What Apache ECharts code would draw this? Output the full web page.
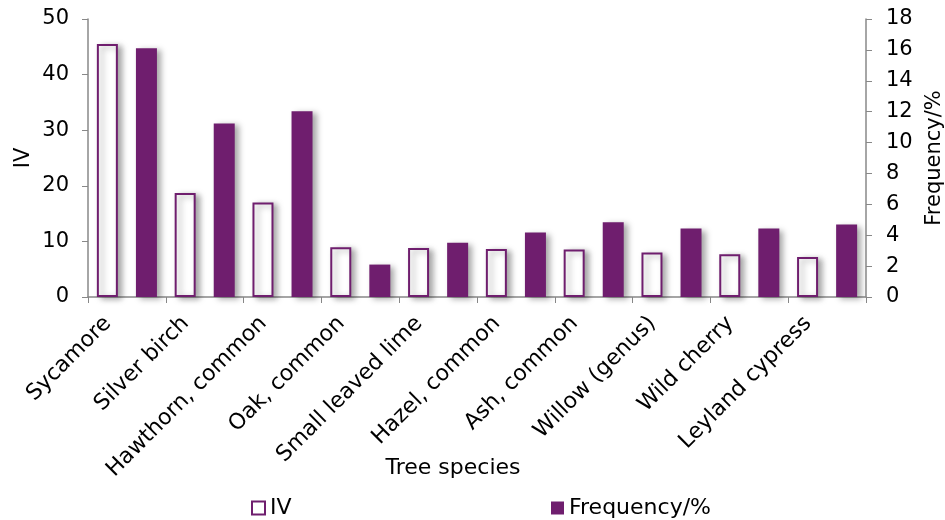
<!doctype html>
<html>
<head>
<meta charset="utf-8">
<title></title>
<script src="https://cdn.jsdelivr.net/npm/echarts@6/dist/echarts.min.js"></script>
<style>
  html, body { margin: 0; padding: 0; background: #fff; }
  #container { width: 945px; height: 520px; }
</style>
</head>
<body>
<div id="container"></div>
<script type="text/javascript">
var species = ['Sycamore', 'Silver birch', 'Hawthorn, common', 'Oak, common', 'Small leaved lime',
  'Hazel, common', 'Ash, common', 'Willow (genus)', 'Wild cherry', 'Leyland cypress'];
var ivValues = [45.5, 18.7, 17.0, 8.95, 8.8, 8.65, 8.55, 8.0, 7.7, 7.2];
var freqValues = [16.1, 11.24, 12.03, 2.1, 3.52, 4.17, 4.84, 4.43, 4.43, 4.69];

var purple = '#6f1e6e';
var font = 'DejaVu Sans, Verdana, sans-serif';

var myChart = echarts.init(document.getElementById('container'));

var shadow = {
  shadowColor: 'rgba(0,0,0,0.35)',
  shadowBlur: 6,
  shadowOffsetX: 4,
  shadowOffsetY: 2
};

var legendText = { fontSize: 22, fontFamily: font, color: '#000' };

var option = {
  animation: false,
  textStyle: { fontFamily: font, color: '#000' },
  grid: { left: 88, right: 79, top: 19, bottom: 223, containLabel: false, outerBoundsMode: 'none' },
  legend: [{
    top: 492,
    left: 246,
    itemWidth: 13,
    itemHeight: 13,
    itemGap: 6,
    textStyle: legendText,
    data: [{ name: 'IV', icon: 'rect', itemStyle: { color: '#fff', borderColor: purple, borderWidth: 2 } }]
  }, {
    top: 492,
    left: 546,
    itemWidth: 13,
    itemHeight: 13,
    textStyle: legendText,
    data: [{ name: 'Frequency/%', icon: 'rect', itemStyle: { color: purple } }]
  }],
  xAxis: {
    type: 'category',
    data: species,
    name: 'Tree species',
    nameLocation: 'middle',
    nameGap: 160,
    nameMoveOverlap: false,
    nameTextStyle: { fontSize: 22, fontFamily: font, color: '#000', padding: [0, 48, 0, 0] },
    axisLine: { lineStyle: { color: '#888', width: 1.5 } },
    axisTick: { show: true, alignWithLabel: false, length: 6, lineStyle: { color: '#888' } },
    axisLabel: { rotate: 45, fontSize: 22, fontFamily: font, color: '#000', margin: 4, padding: [0, 27, 0, 0], interval: 0 }
  },
  yAxis: [{
    type: 'value',
    min: 0,
    max: 50,
    interval: 10,
    name: 'IV',
    nameLocation: 'middle',
    nameGap: 54,
    nameMoveOverlap: false,
    nameTextStyle: { fontSize: 21, fontFamily: font, color: '#000' },
    axisLine: { show: true, lineStyle: { color: '#888', width: 1.5 } },
    axisTick: { show: true, length: 6, lineStyle: { color: '#888' } },
    axisLabel: { fontSize: 21, fontFamily: font, color: '#000', margin: 19 },
    splitLine: { show: false }
  }, {
    type: 'value',
    min: 0,
    max: 18,
    interval: 2,
    name: 'Frequency/%',
    nameLocation: 'middle',
    nameRotate: 90,
    nameGap: 58,
    nameMoveOverlap: false,
    nameTextStyle: { fontSize: 21, fontFamily: font, color: '#000' },
    axisLine: { show: true, lineStyle: { color: '#888', width: 1.5 } },
    axisTick: { show: true, length: 6, lineStyle: { color: '#888' } },
    axisLabel: { fontSize: 21, fontFamily: font, color: '#000', margin: 20 },
    splitLine: { show: false }
  }],
  series: [{
    name: 'IV',
    type: 'bar',
    yAxisIndex: 0,
    barWidth: 21,
    barGap: '86%',
    itemStyle: Object.assign({ color: '#fff', borderColor: purple, borderWidth: 2 }, shadow),
    data: ivValues
  }, {
    name: 'Frequency/%',
    type: 'bar',
    yAxisIndex: 1,
    barWidth: 21,
    barGap: '86%',
    itemStyle: Object.assign({ color: purple }, shadow),
    data: freqValues
  }]
};

myChart.setOption(option);
</script>
</body>
</html>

--

**Work to complete:** Repeat the listing in full and exactly. Do not include any images.

**Reply:**
What Apache ECharts code would draw this? Output the full web page.
<!doctype html>
<html>
<head>
<meta charset="utf-8">
<title></title>
<script src="https://cdn.jsdelivr.net/npm/echarts@6/dist/echarts.min.js"></script>
<style>
  html, body { margin: 0; padding: 0; background: #fff; }
  #container { width: 945px; height: 520px; }
</style>
</head>
<body>
<div id="container"></div>
<script type="text/javascript">
var species = ['Sycamore', 'Silver birch', 'Hawthorn, common', 'Oak, common', 'Small leaved lime',
  'Hazel, common', 'Ash, common', 'Willow (genus)', 'Wild cherry', 'Leyland cypress'];
var ivValues = [45.5, 18.7, 17.0, 8.95, 8.8, 8.65, 8.55, 8.0, 7.7, 7.2];
var freqValues = [16.1, 11.24, 12.03, 2.1, 3.52, 4.17, 4.84, 4.43, 4.43, 4.69];

var purple = '#6f1e6e';
var font = 'DejaVu Sans, Verdana, sans-serif';

var myChart = echarts.init(document.getElementById('container'));

var shadow = {
  shadowColor: 'rgba(0,0,0,0.35)',
  shadowBlur: 6,
  shadowOffsetX: 4,
  shadowOffsetY: 2
};

var legendText = { fontSize: 22, fontFamily: font, color: '#000' };

var option = {
  animation: false,
  textStyle: { fontFamily: font, color: '#000' },
  grid: { left: 88, right: 79, top: 19, bottom: 223, containLabel: false, outerBoundsMode: 'none' },
  legend: [{
    top: 492,
    left: 246,
    itemWidth: 13,
    itemHeight: 13,
    itemGap: 6,
    textStyle: legendText,
    data: [{ name: 'IV', icon: 'rect', itemStyle: { color: '#fff', borderColor: purple, borderWidth: 2 } }]
  }, {
    top: 492,
    left: 546,
    itemWidth: 13,
    itemHeight: 13,
    textStyle: legendText,
    data: [{ name: 'Frequency/%', icon: 'rect', itemStyle: { color: purple } }]
  }],
  xAxis: {
    type: 'category',
    data: species,
    name: 'Tree species',
    nameLocation: 'middle',
    nameGap: 160,
    nameMoveOverlap: false,
    nameTextStyle: { fontSize: 22, fontFamily: font, color: '#000', padding: [0, 48, 0, 0] },
    axisLine: { lineStyle: { color: '#888', width: 1.5 } },
    axisTick: { show: true, alignWithLabel: false, length: 6, lineStyle: { color: '#888' } },
    axisLabel: { rotate: 45, fontSize: 22, fontFamily: font, color: '#000', margin: 4, padding: [0, 27, 0, 0], interval: 0 }
  },
  yAxis: [{
    type: 'value',
    min: 0,
    max: 50,
    interval: 10,
    name: 'IV',
    nameLocation: 'middle',
    nameGap: 54,
    nameMoveOverlap: false,
    nameTextStyle: { fontSize: 21, fontFamily: font, color: '#000' },
    axisLine: { show: true, lineStyle: { color: '#888', width: 1.5 } },
    axisTick: { show: true, length: 6, lineStyle: { color: '#888' } },
    axisLabel: { fontSize: 21, fontFamily: font, color: '#000', margin: 19 },
    splitLine: { show: false }
  }, {
    type: 'value',
    min: 0,
    max: 18,
    interval: 2,
    name: 'Frequency/%',
    nameLocation: 'middle',
    nameRotate: 90,
    nameGap: 58,
    nameMoveOverlap: false,
    nameTextStyle: { fontSize: 21, fontFamily: font, color: '#000' },
    axisLine: { show: true, lineStyle: { color: '#888', width: 1.5 } },
    axisTick: { show: true, length: 6, lineStyle: { color: '#888' } },
    axisLabel: { fontSize: 21, fontFamily: font, color: '#000', margin: 20 },
    splitLine: { show: false }
  }],
  series: [{
    name: 'IV',
    type: 'bar',
    yAxisIndex: 0,
    barWidth: 21,
    barGap: '86%',
    itemStyle: Object.assign({ color: '#fff', borderColor: purple, borderWidth: 2 }, shadow),
    data: ivValues
  }, {
    name: 'Frequency/%',
    type: 'bar',
    yAxisIndex: 1,
    barWidth: 21,
    barGap: '86%',
    itemStyle: Object.assign({ color: purple }, shadow),
    data: freqValues
  }]
};

myChart.setOption(option);
</script>
</body>
</html>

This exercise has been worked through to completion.